Set problem
Omit all images, then return the remaining material exactly as it stands.
Start of Supplied data
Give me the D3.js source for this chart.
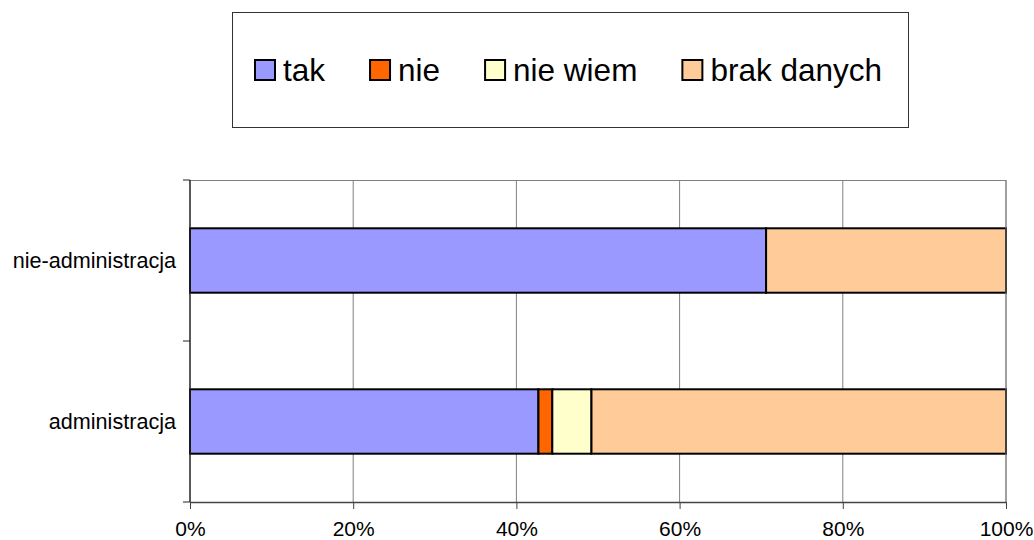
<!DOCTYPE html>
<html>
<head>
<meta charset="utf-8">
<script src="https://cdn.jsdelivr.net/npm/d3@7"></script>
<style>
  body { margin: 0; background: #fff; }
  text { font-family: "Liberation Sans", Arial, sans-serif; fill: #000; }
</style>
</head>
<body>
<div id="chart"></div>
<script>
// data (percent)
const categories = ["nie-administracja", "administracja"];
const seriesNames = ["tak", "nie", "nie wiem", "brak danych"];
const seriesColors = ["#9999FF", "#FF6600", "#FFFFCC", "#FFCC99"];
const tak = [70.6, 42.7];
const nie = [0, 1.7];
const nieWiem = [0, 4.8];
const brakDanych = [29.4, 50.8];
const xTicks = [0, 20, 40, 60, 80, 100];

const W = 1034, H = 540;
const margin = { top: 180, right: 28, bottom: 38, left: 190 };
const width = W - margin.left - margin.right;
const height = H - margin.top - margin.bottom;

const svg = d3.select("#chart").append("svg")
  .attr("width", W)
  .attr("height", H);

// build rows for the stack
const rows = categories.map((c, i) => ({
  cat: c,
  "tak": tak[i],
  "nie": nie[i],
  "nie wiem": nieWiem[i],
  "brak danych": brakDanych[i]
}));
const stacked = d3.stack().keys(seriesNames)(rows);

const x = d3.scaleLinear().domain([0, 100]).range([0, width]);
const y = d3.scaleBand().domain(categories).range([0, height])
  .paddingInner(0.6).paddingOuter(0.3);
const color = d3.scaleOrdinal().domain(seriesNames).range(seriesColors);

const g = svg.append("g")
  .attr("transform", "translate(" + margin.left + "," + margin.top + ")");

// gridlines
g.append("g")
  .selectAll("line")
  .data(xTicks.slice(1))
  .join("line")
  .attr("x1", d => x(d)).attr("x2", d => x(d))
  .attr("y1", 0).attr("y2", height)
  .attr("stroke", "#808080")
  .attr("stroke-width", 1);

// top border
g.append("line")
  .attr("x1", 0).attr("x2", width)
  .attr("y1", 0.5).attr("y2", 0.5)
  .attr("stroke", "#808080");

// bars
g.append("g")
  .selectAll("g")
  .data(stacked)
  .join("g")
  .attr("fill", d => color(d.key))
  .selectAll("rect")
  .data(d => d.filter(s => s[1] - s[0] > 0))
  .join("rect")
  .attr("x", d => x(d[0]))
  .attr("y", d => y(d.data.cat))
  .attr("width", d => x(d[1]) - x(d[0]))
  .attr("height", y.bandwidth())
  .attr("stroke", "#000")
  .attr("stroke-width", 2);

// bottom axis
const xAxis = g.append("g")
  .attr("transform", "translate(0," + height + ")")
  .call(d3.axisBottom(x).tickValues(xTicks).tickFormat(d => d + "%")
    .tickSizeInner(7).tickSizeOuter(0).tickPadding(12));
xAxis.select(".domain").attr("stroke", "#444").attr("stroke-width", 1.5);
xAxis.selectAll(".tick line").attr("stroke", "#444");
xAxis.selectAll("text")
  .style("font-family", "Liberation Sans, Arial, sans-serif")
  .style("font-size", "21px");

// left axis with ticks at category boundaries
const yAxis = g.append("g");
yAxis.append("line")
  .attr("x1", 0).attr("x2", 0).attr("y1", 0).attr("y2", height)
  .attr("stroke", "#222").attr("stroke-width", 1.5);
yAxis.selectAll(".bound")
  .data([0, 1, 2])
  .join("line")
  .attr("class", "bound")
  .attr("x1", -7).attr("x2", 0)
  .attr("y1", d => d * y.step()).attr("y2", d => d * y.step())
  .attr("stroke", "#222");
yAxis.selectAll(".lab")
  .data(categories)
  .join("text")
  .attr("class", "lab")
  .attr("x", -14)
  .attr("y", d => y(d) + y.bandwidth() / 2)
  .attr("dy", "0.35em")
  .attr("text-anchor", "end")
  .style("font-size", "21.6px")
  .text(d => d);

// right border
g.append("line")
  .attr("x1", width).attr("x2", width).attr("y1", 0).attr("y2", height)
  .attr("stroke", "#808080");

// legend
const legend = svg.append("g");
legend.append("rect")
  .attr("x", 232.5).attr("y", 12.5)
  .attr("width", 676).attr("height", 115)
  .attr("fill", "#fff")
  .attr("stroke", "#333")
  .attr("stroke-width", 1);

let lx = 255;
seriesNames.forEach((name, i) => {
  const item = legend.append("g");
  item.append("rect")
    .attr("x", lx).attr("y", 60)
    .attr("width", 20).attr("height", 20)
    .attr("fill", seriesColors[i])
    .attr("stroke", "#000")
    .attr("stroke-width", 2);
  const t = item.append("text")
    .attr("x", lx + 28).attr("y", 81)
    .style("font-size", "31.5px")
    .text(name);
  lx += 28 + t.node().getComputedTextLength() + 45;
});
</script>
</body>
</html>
End of Supplied data
Answer to this problem
Give me the D3.js source for this chart.
<!DOCTYPE html>
<html>
<head>
<meta charset="utf-8">
<script src="https://cdn.jsdelivr.net/npm/d3@7"></script>
<style>
  body { margin: 0; background: #fff; }
  text { font-family: "Liberation Sans", Arial, sans-serif; fill: #000; }
</style>
</head>
<body>
<div id="chart"></div>
<script>
// data (percent)
const categories = ["nie-administracja", "administracja"];
const seriesNames = ["tak", "nie", "nie wiem", "brak danych"];
const seriesColors = ["#9999FF", "#FF6600", "#FFFFCC", "#FFCC99"];
const tak = [70.6, 42.7];
const nie = [0, 1.7];
const nieWiem = [0, 4.8];
const brakDanych = [29.4, 50.8];
const xTicks = [0, 20, 40, 60, 80, 100];

const W = 1034, H = 540;
const margin = { top: 180, right: 28, bottom: 38, left: 190 };
const width = W - margin.left - margin.right;
const height = H - margin.top - margin.bottom;

const svg = d3.select("#chart").append("svg")
  .attr("width", W)
  .attr("height", H);

// build rows for the stack
const rows = categories.map((c, i) => ({
  cat: c,
  "tak": tak[i],
  "nie": nie[i],
  "nie wiem": nieWiem[i],
  "brak danych": brakDanych[i]
}));
const stacked = d3.stack().keys(seriesNames)(rows);

const x = d3.scaleLinear().domain([0, 100]).range([0, width]);
const y = d3.scaleBand().domain(categories).range([0, height])
  .paddingInner(0.6).paddingOuter(0.3);
const color = d3.scaleOrdinal().domain(seriesNames).range(seriesColors);

const g = svg.append("g")
  .attr("transform", "translate(" + margin.left + "," + margin.top + ")");

// gridlines
g.append("g")
  .selectAll("line")
  .data(xTicks.slice(1))
  .join("line")
  .attr("x1", d => x(d)).attr("x2", d => x(d))
  .attr("y1", 0).attr("y2", height)
  .attr("stroke", "#808080")
  .attr("stroke-width", 1);

// top border
g.append("line")
  .attr("x1", 0).attr("x2", width)
  .attr("y1", 0.5).attr("y2", 0.5)
  .attr("stroke", "#808080");

// bars
g.append("g")
  .selectAll("g")
  .data(stacked)
  .join("g")
  .attr("fill", d => color(d.key))
  .selectAll("rect")
  .data(d => d.filter(s => s[1] - s[0] > 0))
  .join("rect")
  .attr("x", d => x(d[0]))
  .attr("y", d => y(d.data.cat))
  .attr("width", d => x(d[1]) - x(d[0]))
  .attr("height", y.bandwidth())
  .attr("stroke", "#000")
  .attr("stroke-width", 2);

// bottom axis
const xAxis = g.append("g")
  .attr("transform", "translate(0," + height + ")")
  .call(d3.axisBottom(x).tickValues(xTicks).tickFormat(d => d + "%")
    .tickSizeInner(7).tickSizeOuter(0).tickPadding(12));
xAxis.select(".domain").attr("stroke", "#444").attr("stroke-width", 1.5);
xAxis.selectAll(".tick line").attr("stroke", "#444");
xAxis.selectAll("text")
  .style("font-family", "Liberation Sans, Arial, sans-serif")
  .style("font-size", "21px");

// left axis with ticks at category boundaries
const yAxis = g.append("g");
yAxis.append("line")
  .attr("x1", 0).attr("x2", 0).attr("y1", 0).attr("y2", height)
  .attr("stroke", "#222").attr("stroke-width", 1.5);
yAxis.selectAll(".bound")
  .data([0, 1, 2])
  .join("line")
  .attr("class", "bound")
  .attr("x1", -7).attr("x2", 0)
  .attr("y1", d => d * y.step()).attr("y2", d => d * y.step())
  .attr("stroke", "#222");
yAxis.selectAll(".lab")
  .data(categories)
  .join("text")
  .attr("class", "lab")
  .attr("x", -14)
  .attr("y", d => y(d) + y.bandwidth() / 2)
  .attr("dy", "0.35em")
  .attr("text-anchor", "end")
  .style("font-size", "21.6px")
  .text(d => d);

// right border
g.append("line")
  .attr("x1", width).attr("x2", width).attr("y1", 0).attr("y2", height)
  .attr("stroke", "#808080");

// legend
const legend = svg.append("g");
legend.append("rect")
  .attr("x", 232.5).attr("y", 12.5)
  .attr("width", 676).attr("height", 115)
  .attr("fill", "#fff")
  .attr("stroke", "#333")
  .attr("stroke-width", 1);

let lx = 255;
seriesNames.forEach((name, i) => {
  const item = legend.append("g");
  item.append("rect")
    .attr("x", lx).attr("y", 60)
    .attr("width", 20).attr("height", 20)
    .attr("fill", seriesColors[i])
    .attr("stroke", "#000")
    .attr("stroke-width", 2);
  const t = item.append("text")
    .attr("x", lx + 28).attr("y", 81)
    .style("font-size", "31.5px")
    .text(name);
  lx += 28 + t.node().getComputedTextLength() + 45;
});
</script>
</body>
</html>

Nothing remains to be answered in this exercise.